When financier and philanthropist Ian Wace saw an advertisement for Tanera Mòr in Country Life, it seemed so beautiful that he decided to go and take a look. “And it was very beautiful. But then I thought, ‘Well that’s a stupid idea, why on earth would anyone do that?’” Four years later, in 2017, the island was still on the market, this time with Savills. Clearly something about Tanera had captured Wace, and he went to see it again: “I realised it was dying, going the way of every other island that gets into that sort of situation. And I thought, ‘If you have the ability to save one, maybe you should do something.’” What that saving would actually mean, he had no idea.
Tanera Mòr, which means “island of the haven”, is the largest of the Summer Isles archipelago, a mile off the coast of the Coigach peninsula in northwest Scotland. It is a place of great loveliness – 800 acres of rocky terrain and sandy bays, with transporting views in every direction. But there is much more than natural beauty to Tanera’s magic: this is a very human story of regeneration, resilience and community, of what is possible with thoughtful investment and imagination. It is the story of creating a vibrant new world inspired by an ancient one.

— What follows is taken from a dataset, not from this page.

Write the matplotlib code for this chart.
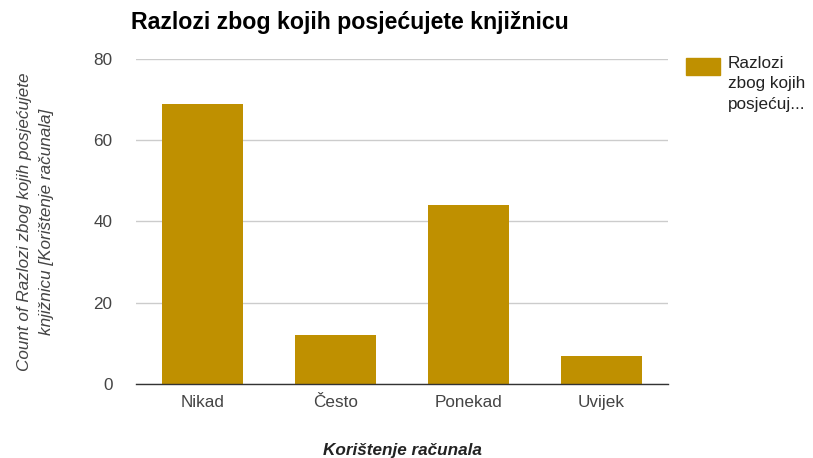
import matplotlib.pyplot as plt
import matplotlib.patches as mpatches

plt.rcParams["font.family"] = ["Liberation Sans", "DejaVu Sans"]

categories = ["Nikad", "Često", "Ponekad", "Uvijek"]
counts = [69, 12, 44, 7]
yticks = [0, 20, 40, 60, 80]

bar_color = "#bf9000"

fig = plt.figure(figsize=(8.13, 4.58), dpi=100)
ax = fig.add_axes([0.1673, 0.1616, 0.6544, 0.7096])

x = range(len(categories))
ax.bar(x, counts, width=0.61, color=bar_color, zorder=3)

ax.set_xlim(-0.5, len(categories) - 0.5)
ax.set_ylim(0, 80)
ax.set_yticks(yticks)
ax.set_xticks(list(x))
ax.set_xticklabels(categories)
ax.tick_params(axis="both", length=0, labelsize=12.3, labelcolor="#444444")
ax.tick_params(axis="y", pad=17)
ax.tick_params(axis="x", pad=8)

# gridlines and baseline
ax.grid(axis="y", color="#cccccc", linewidth=1, zorder=0)
for s in ["top", "right", "left"]:
    ax.spines[s].set_visible(False)
ax.spines["bottom"].set_color("#333333")
ax.spines["bottom"].set_linewidth(1)
ax.spines["bottom"].set_zorder(4)

ax.set_xlabel("Korištenje računala", fontsize=12.3, fontweight="bold",
              fontstyle="italic", color="#222222", labelpad=24)
ax.set_ylabel("Count of Razlozi zbog kojih posjećujete\nknjižnicu [Korištenje računala]",
              fontsize=12.3, fontstyle="italic", color="#444444", labelpad=28,
              linespacing=1.65)

fig.text(131 / 813, 1 - 22 / 458, "Razlozi zbog kojih posjećujete knjižnicu",
         fontsize=16.7, fontweight="bold", color="#000000", va="center", ha="left")

# legend
fig.patches.append(mpatches.Rectangle((686 / 813, 1 - 75 / 458), 34 / 813, 17 / 458,
                                      transform=fig.transFigure, color=bar_color))
fig.text(728 / 813, 1 - 56 / 458, "Razlozi\nzbog kojih\nposjećuj...",
         fontsize=12.3, color="#222222", va="top", ha="left", linespacing=1.45)

fig.savefig("out.png", dpi=100)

“At the beginning I had zero view of what I would do,” says Wace, who has invested tens of millions into Tanera over the past nine years. “I came here with an open mind. I absorbed it and looked – and you had to look carefully, because it had basically gone.” The ruins of buildings were, in the main, about a foot high, the weeds about three feet high. Robbie Punt, now a guest host, was one of the earliest to join the Tanera project back in 2019, intrigued by what he’d heard about the plans for regeneration. He describes how they sent up drones to discover the footprints of the old houses buried in heather and undergrowth.